I vegani hanno diritto al loro pasto in mensa, sentenza innovativa a Bologna

Diritto vegano riconosciuto. Ed è uguale al diritto di chi esige diete particolari per ragioni etiche o religiose. Lo ha stabilito ieri una sentenza del giudice Filippo Palladino Tribunale di Bologna che ha riconosciuto il diritto al pasto vegano ad una maestra di una scuola primaria di Bologna che aveva fatto ricorso. L’insegnante, assistita dall’avvocato Franco Focareta e sostenuto dalla Camera del lavoro e dalla sigla degli insegnanti della Cgil (la Flc, che più volte aveva cercato di risolvere la questione sul piano sindacale), aveva richiesto il riconoscimento del diritto ad un servizio mensa strutturato in modo da soddisfare le esigenze alimentari connesse con la dieta vegana. Un’alimentazione che l’insegnante segue «in conformità con le sue credenze etico-religiose», specifica il sindacato. 

Sui tavoli della mensa scolastica arrivavano piatti con diete speciali per rispettare esigenze religiose o anche solo alimentari, come nel caso dei vegetariani. Ma non vegane, e per questo l’insegnante si è sentita discriminata. Allora ha deciso di farsi sentire. Alla fine ha avuto ragione insistendo sull’equiparazione della scelta vegana a quelle religiose o filosofiche: su questo ha impostato il ricorso presentato dallo studio Focareta, invocando l’applicazione della normativa antidiscriminatoria, anche se non contempla esplicitamente, tra i motivi di discriminazione rilevanti, la scelta vegana. 

Il giudice ha accolto questa impostazione ritenendo che il regime vegano «appare determinato da convinzioni di natura filosofica o religiosa che appaiono meritevoli di tutela nell’ambito di ampio riconoscimento del diritto alla libertà di pensiero riconosciuto dalla Costituzione italiana».

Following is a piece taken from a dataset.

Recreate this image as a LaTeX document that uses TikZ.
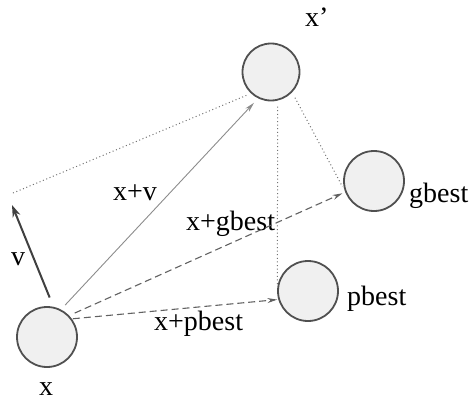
\documentclass[tikz,border=0pt]{standalone}
\usepackage{fontspec}
\setmainfont{Liberation Serif}
\usetikzlibrary{arrows.meta}
\definecolor{circfill}{HTML}{F0F0F0}
\definecolor{circdraw}{HTML}{505050}
\tikzset{
  pt/.style={circle, draw=circdraw, line width=1.8pt, fill=circfill, minimum size=60pt, inner sep=0pt},
  lbl/.style={font=\fontsize{28}{31}\selectfont, inner sep=0pt},
  vvec/.style={draw=black!75, line width=2pt, -{Stealth[length=12pt,width=8pt]}},
  solidarr/.style={draw=black!45, line width=0.9pt, -{Stealth[length=10pt,width=5pt]}},
  dasharr/.style={draw=black!62, line width=1.1pt, dash pattern=on 7pt off 4pt, -{Stealth[length=10pt,width=5pt]}},
  dotline/.style={draw=black!55, line width=1pt, dash pattern=on 1pt off 2.6pt},
}
\begin{document}
\begin{tikzpicture}[x=1pt,y=1pt]
\useasboundingbox (0,0) rectangle (471,400);
% circles
\node[pt] (x) at (47,63) {};
\node[pt, minimum size=57pt] (xp) at (271,328) {};
\node[pt] (g) at (374,219) {};
\node[pt] (p) at (308,109) {};
% free ends
\coordinate (vt) at (12,195);
\coordinate (vd) at (13,207);
% labels
\node[lbl, anchor=base west] (lxp) at (305,373) {x’};
\node[lbl, anchor=base] (lx) at (46,5) {x};
\node[lbl, anchor=base west] (lg) at (409,198) {gbest};
\node[lbl, anchor=base west] (lp) at (347,95) {pbest};
\node[lbl, anchor=base] (lv) at (18,135) {v};
\node[lbl, anchor=base west] (lxv) at (113,200) {x+v};
\node[lbl, anchor=base west] (lxg) at (186,170) {x+gbest};
\node[lbl, anchor=base west] (lxpb) at (154,70) {x+pbest};
% dotted construction lines
\draw[dotline, shorten >=5pt] (vd) -- (xp.227);
\draw[dotline, shorten <=6pt] (xp.283) -- (p.172);
\draw[dotline, shorten <=6pt, shorten >=5pt] (xp.316) -- (g.199);
% vectors
\draw[vvec, shorten <=10pt] (x.78) -- (vt);
\draw[solidarr, shorten <=6pt, shorten >=6pt] (x.63) -- (xp.244);
\draw[dasharr, shorten <=6pt, shorten >=3pt] (x.44) -- (g.201);
\draw[dasharr, shorten <=1pt, shorten >=1pt] (x.36) -- (p.196);
\end{tikzpicture}
\end{document}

Per la Cgil, quella che arriva da Bologna sul diritto al cibo vegano in mensa, è «una sentenza innovativa proprio per l’assimilazione della scelta vegana alle scelte filosofiche e religiose. Assimilazione indispensabile per poter accedere alla tutela antidiscriminatoria: la normativa antidiscriminatoria è caratterizzata da una elencazione tassativa dei motivi di discriminazione rilevanti, e quindi tutelabili in giudizio». Durante il giudizio peraltro il Comune (a cui fa riferimento il servizio di refezione scolastica), prima dell’udienza di discussione della causa, aveva iniziato ad erogare il pasto vegano. La maestra ha ritenuto comunque di voler arrivare ad una sentenza che affermasse il suo pieno diritto.